This cabin also has the fairly uncommon single center seats – allowing you to sit entirely by yourself.  This is the cabin I fly in the most on the transcon, and I have formed views on the pros and cons of each seat in the cabin.  My preference, in order, on a full flight, is: 2D, 3D, 2H, 2J, 2A, 3H, 3B, 3J, 3A, 2B.  My detailed rationale for each can be found here: (There is also a photo in this link which shows the seat fully reclined.)

AA offers “cigarette lighter-style” 15 volt DC power at all First and Business Class seats.  You’ll need an adapter, they do not have loaners onboard.

DL’s seats are in a 2-2 configuration.  The seats offer 55” of pitch and are 19.5” wide.  These seats offer a generous 150-degree recline (close to AA’s F).  The seats are fairly new, having been rolled out in the late ‘00s.  DL’s seats do recline into the seat behind them, but with the more generous pitch (when compared to AA J), being in the bulkhead is less critical.  DL’s seats offer US-style 110-volt outlets (requiring no adapter) as well as a powered USB port.

UA’s Business Class seats are in a 2-2 configuration.  They are 20.5” wide, and are at a pitch of 54”.  The seats are fairly contemporary non-flat international Business Class seats.  I find them to be quite comfortable.  Row 9 is notable, in that it is an exit row in Business Class.  These seats offer significantly more pitch than the other rows, and the one time I sat in the row, I couldn’t touch the seat in front of me, even when it was reclined.

UA’s First Class seats are also in a 2-2 configuration.  They are the some of the few lie-flat seats (albeit angled lie-flat) in domestic service in the US today.  The seats are not parallel to the floor.  The seats have 68” of pitch (the most available on this route) and are 21.5” wide (also the widest!).  The seats recline in their shell, so even if you’re not in the bulkhead, you won’t have someone in front of you reclining into your lap.

As a sidebar, the exact same seats found in UA’s PS First Class cabin are offered as Business Class seats on Singapore Airlines (SQ), though SQ has largely already replaced them with even nicer seats in business!  Whenever people say US carriers are comparable to the big ones based overseas, I point out that UA’s First Class seats are the same as SQ’s phased-out Business Class!  As part of their announced 2013 upgrades, UA has said they will replace their First and Business Class seats with a lie-flat seat.

All of the UA seats offer US-style power outlets, requiring no adapter.
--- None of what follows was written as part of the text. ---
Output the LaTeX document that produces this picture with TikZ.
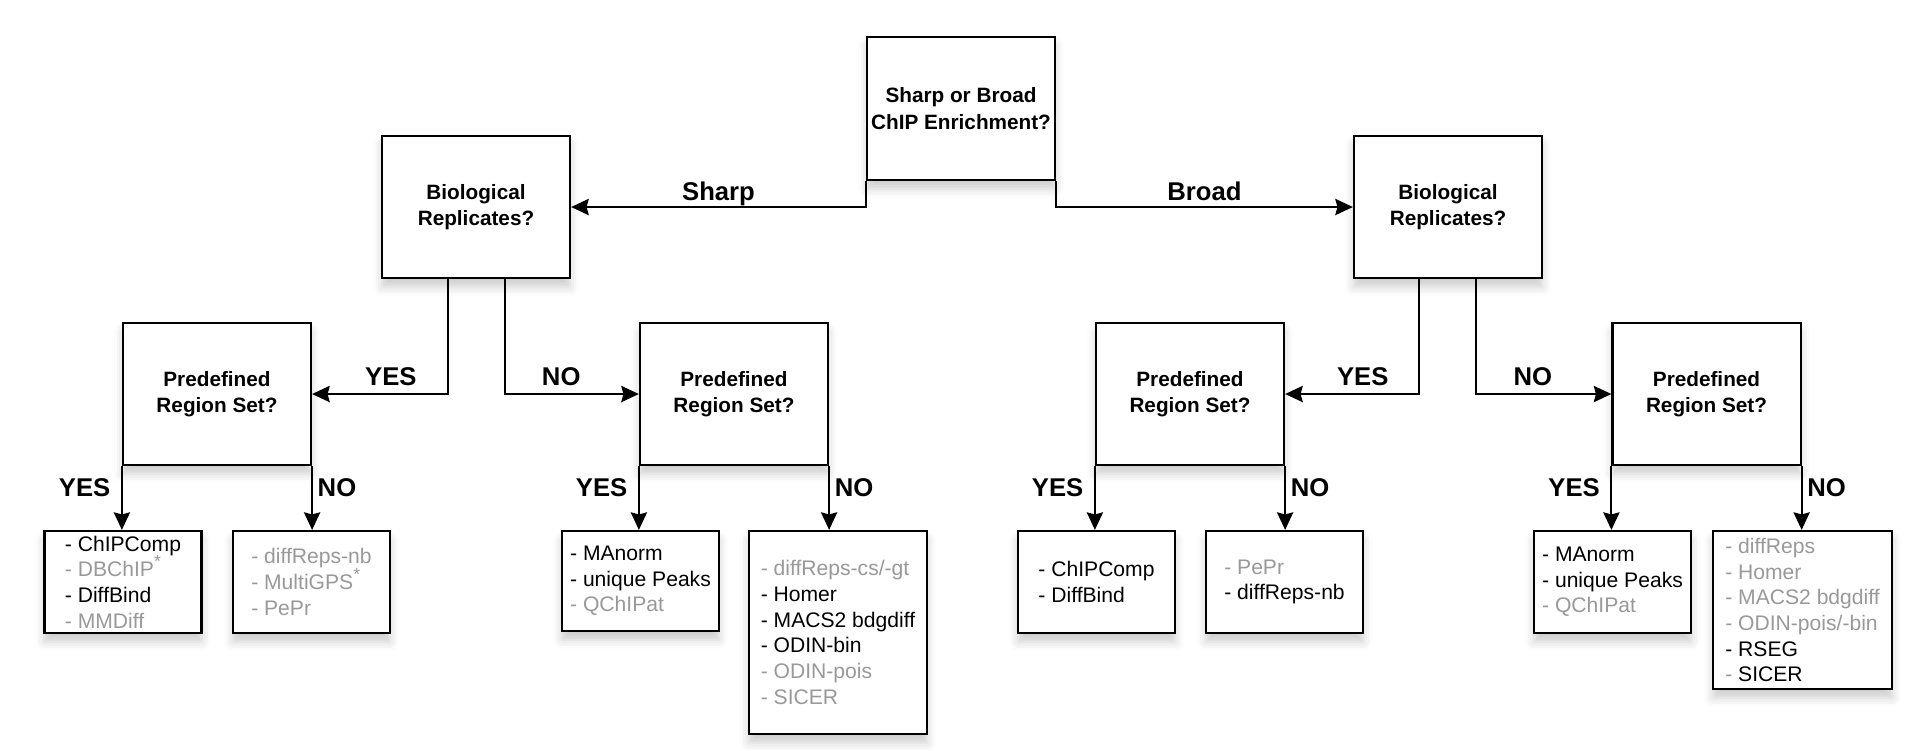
\documentclass[tikz,border=0pt]{standalone}
\usepackage{fontspec}
\setmainfont{Liberation Sans}
\usetikzlibrary{arrows.meta}
\usetikzlibrary{calc}
\usetikzlibrary{shadows.blur}

\definecolor{toolgray}{gray}{0.6}
\newcommand{\gtool}[1]{\textcolor{toolgray}{- #1}}

\begin{document}
\begin{tikzpicture}[x=0.01cm,y=-0.01cm,>={Stealth[length=5pt,width=4.6pt,inset=0.6pt]},line width=0.6pt,
    boxshadow/.style={blur shadow={shadow xshift=0pt,shadow yshift=-2.5pt,shadow blur radius=2.5pt,shadow opacity=20}},
    question/.style={draw,fill=white,boxshadow,minimum width=1.88cm,minimum height=1.42cm,inner sep=0pt,
        align=center,font=\fontsize{5.9}{7.5}\selectfont\bfseries},
    tools/.style={draw,fill=white,boxshadow,minimum width=1.57cm,minimum height=1.02cm,inner sep=0pt,
        align=left,font=\fontsize{6}{7.3}\selectfont},
    answer/.style={inner sep=0pt,font=\fontsize{7.3}{8}\selectfont\bfseries}]
    \useasboundingbox (0,0) rectangle (1910,750);

    \node[question,minimum height=1.43cm] (enrich) at (961,108.5) {Sharp or Broad\\ChIP Enrichment?};
    \node[question] (bioS) at (476,207) {Biological\\Replicates?};
    \node[question] (bioB) at (1448,207) {Biological\\Replicates?};
    \node[question] (predSY) at (217,394) {Predefined\\Region Set?};
    \node[question] (predSN) at (734,394) {Predefined\\Region Set?};
    \node[question] (predBY) at (1190,394) {Predefined\\Region Set?};
    \node[question] (predBN) at (1706.5,394) {Predefined\\Region Set?};

    \node[tools] (sYY) at (123,582) {- ChIPComp\\\gtool{DBChIP\textsuperscript{\tiny *}}\\- DiffBind\\\gtool{MMDiff}};
    \node[tools] (sYN) at (311.5,582) {\gtool{diffReps-nb}\\\gtool{MultiGPS\textsuperscript{\tiny *}}\\\gtool{PePr}};
    \node[tools,minimum height=1cm] (sNY) at (640.5,581) {- MAnorm\\- unique Peaks\\\gtool{QChIPat}};
    \node[tools,minimum width=1.78cm,minimum height=2.03cm] (sNN) at (838,632.5)
        {\gtool{diffReps-cs/-gt}\\- Homer\\- MACS2 bdgdiff\\- ODIN-bin\\\gtool{ODIN-pois}\\\gtool{SICER}};
    \node[tools] (bYY) at (1096.5,582) {- ChIPComp\\- DiffBind};
    \node[tools] (bYN) at (1284.5,582) {\gtool{PePr}\\- diffReps-nb};
    \node[tools] (bNY) at (1612.5,582) {- MAnorm\\- unique Peaks\\\gtool{QChIPat}};
    \node[tools,minimum width=1.79cm,minimum height=1.58cm] (bNN) at (1802.5,610)
        {\gtool{diffReps}\\\gtool{Homer}\\\gtool{MACS2 bdgdiff}\\\gtool{ODIN-pois/-bin}\\- RSEG\\\textcolor{toolgray}{-} SICER};

    \draw[->] (enrich.south west) |- (bioS.east) node[answer,text depth=0pt,pos=0.75,above=1.6pt] {Sharp};
    \draw[->] (enrich.south east) |- (bioB.west) node[answer,text depth=0pt,pos=0.75,above=1.6pt] {Broad};

    \coordinate (bioSyes) at ($(bioS.south)+(-28,0)$);
    \coordinate (bioSno) at ($(bioS.south)+(29,0)$);
    \coordinate (bioByes) at ($(bioB.south)+(-29,0)$);
    \coordinate (bioBno) at ($(bioB.south)+(28,0)$);
    \draw[->] (bioSyes) |- (predSY.east) node[answer,pos=0.71,above=2pt] {YES};
    \draw[->] (bioSno) |- (predSN.west) node[answer,pos=0.71,above=2pt] {NO};
    \draw[->] (bioByes) |- (predBY.east) node[answer,pos=0.71,above=2pt] {YES};
    \draw[->] (bioBno) |- (predBN.west) node[answer,pos=0.71,above=2pt] {NO};

    \foreach \q/\y/\n in {predSY/sYY/sYN,predSN/sNY/sNN,predBY/bYY/bYN,predBN/bNY/bNN}{
        \draw[->] (\q.south west) -- (\q.south west |- \y.north) node[answer,pos=0.33,left=3pt] {YES};
        \draw[->] (\q.south east) -- (\q.south east |- \n.north) node[answer,pos=0.33,right=1.3pt] {NO};
    }
\end{tikzpicture}
\end{document}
VX’s premium cabin is the same on LAX-JFK as it is for shorter flights like LAX-SFO.  The seats are 21” wide, and offer 55” of pitch.  The seats don’t have a shell, so if you are in row 2, there’s a chance row 1 will be reclining into your space.  The seats have a massage function (which is more meaningful than AA F’s) and I find to be quite comfortable.  The seats come in a cream colored leather.  I’ve only been on fairly new VX planes; I don’t know how these are holding up to several years of use.  They looked quite attractive when they were new.  The seats include standard US power outlets which do not require an adapter.

Verdict: UA takes the prize in both First and Business Class.

Description: /wp-includes/js/tinymce/plugins/wordpress/img/trans.gifUpgrading into the Premium Cabin

While UA and DL have special upgrade rules (read: limitations) or practices for the transcons, AA doesn’t.  VX also doesn’t have special rules, but only has cash upgrade options (no points/segments schemes).  All upgrade pricing reflected is for one-way, one-class upgrades.

AA allows sticker, miles and SWU upgrades from economy to Business Class.  AA allows miles upgrades from discounted economy for 15,000 miles one-way, with a $75 co-pay.  Upgrading from a full Y fare is only 5,000 miles, without a co-pay.  Usually, however, a full Y fare is more than a discounted business fare.  Upgrades to First Class are available from any paid Business Class fare, including “I” fares, which are deeply discounted Business Class fares.  Business to First upgrades can only be done with miles (plus co-pay in many circumstances) or with SWUs; segment upgrades aren’t available.  The upgrade costs 15,000 miles, plus, if you are on a fare other than J (full fare business), a $175 co-pay.  Note that lounge access is governed by your paid fare basis, not the upgraded cabin.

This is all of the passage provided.